Scholars of church history now suggest that some of the earliest converts to take the Gospel message of Jesus to the corners of the Roman world were soldiers.  How many of them do you think might have been converted during a ‘second mile’?  Just imagine how that conversation went:

Soldier: O.K. loser, you can put down my gear now and go home.

Christian: No, I’m still good.  I’m happy to carry it another mile.

Soldier:    What?  Why in the world would you do that?

Christian:  Well, let me tell you about Jesus of Nazareth who was crucified but now lives.

At its heart, Jesus’ teaching about the second mile was a way of preserving one’s dignity and integrity while accepting that some enemies hold certain advantages over us that cannot be altered or challenged.  There will be times that we encounter enemies too powerful for us to confront openly.  When this happens, we can wonder what Jesus might have us do to maintain our own sense of dignity and integrity and how that might, just might, open the door to something transformational.

As I said earlier, Jesus had other enemies that he could (and did) challenge... often.  Certain religious, legal, and political leaders were constantly nipping at his heals and he was more than willing to take them on.  He was unimpressed by the way they took God’s laws and codified them into certain types of external behavior.  To their way of thinking, it was permissible, for instance, to seethe in the presence of one’s enemies as long as you didn’t act upon it.  For Jesus, this was not at all what God intended.  The Law must reign in our hearts even as it rules our actions.  Anything less than this means while we may act peaceably enough, we are still being torn apart on the inside.  For Jesus, that was no good.

In today’s Old Testament reading we heard Moses receive from God a series of moral imperatives.  It is a wide ranging laundry list: don’t glean all the food from your field so that the needy have something to eat; don’t lie or defraud anyone; and my two favorites: don’t scream insults at someone who is deaf and don’t put an object in front of a blind person causing him to trip.  With each instruction comes God’s command: “You must be holy for I am holy.”  So in addition to being just plain wrong, when we act in a way discordant with God’s personality we lose something important about ourselves.  God’s image embedded in us at creation becomes tarnished, or muted, or perhaps diminished.  It is the equivalent to what happens to a world-class athlete who gives up training.  Each day spent sitting on the couch and each bag of potato chips takes him farther and farther away from his true self. 

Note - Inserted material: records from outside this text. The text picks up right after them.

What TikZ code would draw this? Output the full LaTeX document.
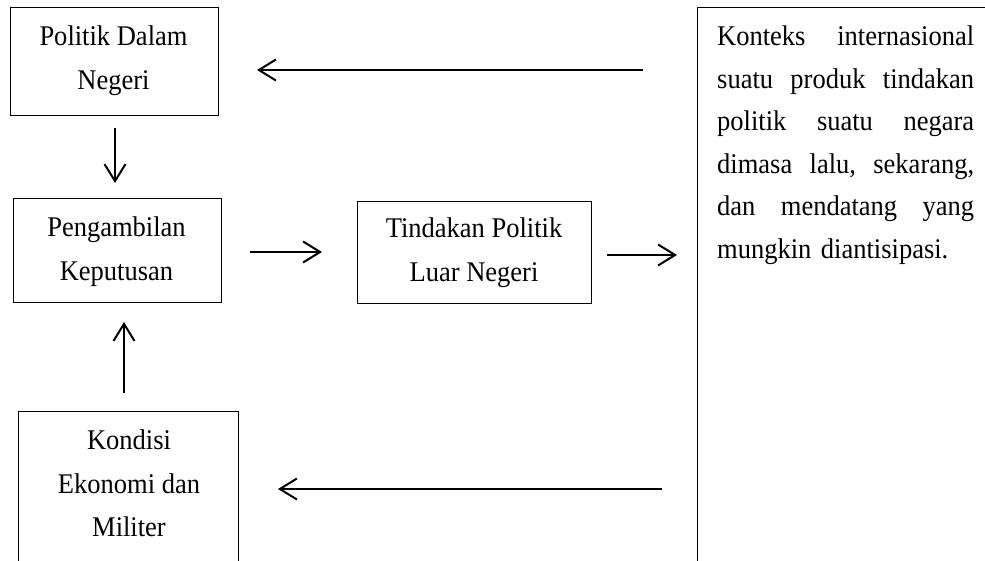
\documentclass[tikz,border=0pt]{standalone}
\usepackage{fontspec}
\setmainfont{Liberation Serif}[FakeStretch=0.93]
\usetikzlibrary{arrows.meta}
\begin{document}
\begin{tikzpicture}[x=1pt,y=-1pt,
  boxs/.style={draw=black, line width=1.2pt, inner sep=0pt, anchor=north west},
  txt/.style={align=center, inner sep=0pt, anchor=north, font=\fontsize{28.5}{43.5}\selectfont},
  arr/.style={line width=2pt, -{Straight Barb[length=17pt,width=21pt]}}]
\useasboundingbox (0,0) rectangle (985,560);
\clip (0,0) rectangle (985,560);
% boxes
\node[boxs, minimum width=208pt, minimum height=108pt] (b1) at (10,7) {};
\node[boxs, minimum width=208pt, minimum height=104pt] (b2) at (13,198) {};
\node[boxs, minimum width=234pt, minimum height=102pt] (b3) at (357,201) {};
\node[boxs, minimum width=220pt, minimum height=200pt] (b4) at (18,411) {};
\node[boxs, minimum width=320pt, minimum height=600pt] (big) at (697,7) {};
% texts
\node[txt] (t1) at (113.5,26) {Politik Dalam\\Negeri};
\node[txt] (t2) at (116.5,217) {Pengambilan\\Keputusan};
\node[txt] (t3) at (474,218) {Tindakan Politik\\Luar Negeri};
\node[txt] (t4) at (129,430) {Kondisi\\Ekonomi dan\\Militer};
\node[txt, anchor=north west, text width=257pt, align=left,
      font=\fontsize{28.5}{42.6}\selectfont] (t5) at (717,25.5) {%
Konteks\hfill internasional\\
suatu\hfill produk\hfill tindakan\\
politik\hfill suatu\hfill negara\\
dimasa\hfill lalu,\hfill sekarang,\\
dan\hfill mendatang\hfill yang\\
mungkin diantisipasi.};
% arrow ends
\coordinate (a1s) at (643,70);  \coordinate (a1e) at (257,70);
\coordinate (a2s) at (115,128); \coordinate (a2e) at (115,183);
\coordinate (a3s) at (250,252); \coordinate (a3e) at (322,252);
\coordinate (a4s) at (607,255); \coordinate (a4e) at (677,255);
\coordinate (a5s) at (124,393); \coordinate (a5e) at (124,322);
\coordinate (a6s) at (662,489); \coordinate (a6e) at (278,489);
\draw[arr] (a1s) -- (a1e);
\draw[arr] (a2s) -- (a2e);
\draw[arr] (a3s) -- (a3e);
\draw[arr] (a4s) -- (a4e);
\draw[arr] (a5s) -- (a5e);
\draw[arr] (a6s) -- (a6e);
\end{tikzpicture}
\end{document}
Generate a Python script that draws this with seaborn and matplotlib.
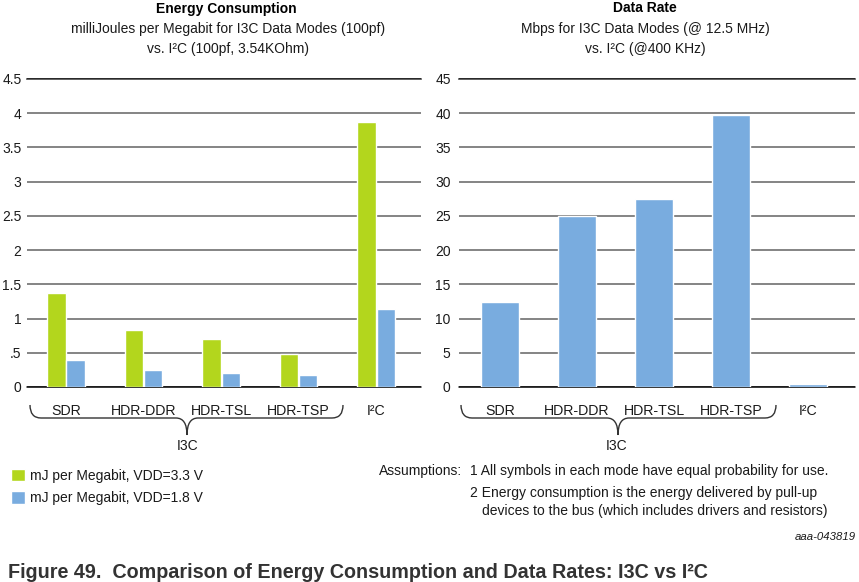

The last imperative God gives to Moses is a direction not to hate in your heart any one of your own kin (and for some of us that is enough of a challenge, isn’t it).  From there God speaks about neighbors, saying we must love those close to us as we love ourselves.  Jesus expands this idea of neighbor to include all people, even, and especially, our enemies.  He saw in hatred the cumulative spiritual effect of sitting on the couch and eating potato chips day after day.  That which is in us which is of God begins to disappear; being eclipsed by the hatred. 

That Jesus had enemies – people who challenged him in public, mocked him in private, schemed his downfall, and eventually out-and-out sought to have him killed – suggests that what was godly in him was always under threat of being overshadowed by hatred.  Again, I wish we knew the words he prayed that led him to love those who sought his ruin. 

The Book of Common Prayer contains a collect for our enemies.  It reads:

O God, the Father of all, whose son commanded us to love our enemies: Lead them and us from hatred, cruelty, and revenge; and in your good time enable us all to stand reconciled before you, through Jesus Christ our Lord.  Amen.

I find helpful its sense of mutuality and hope for eventual reconciliation.  I know clergy who offered this prayer on the Sunday after the 9/11 attacks on our country and (as they say) actual results varied.  Some found it calming and restorative.  Others were outraged. 

Perhaps one day we will find our self in Mildred Phlymaldihide’s position and we will have outlived all of our enemies.  Short of that, we have a real challenge on our hands.  The writer Anne Lamont said that hating our enemies is akin to drinking rat-poison and expecting all the rodents to disappear.  It just doesn’t work that way.  What we lose is our self and the wonderful way God’s Spirit is intended to shine through our cracks.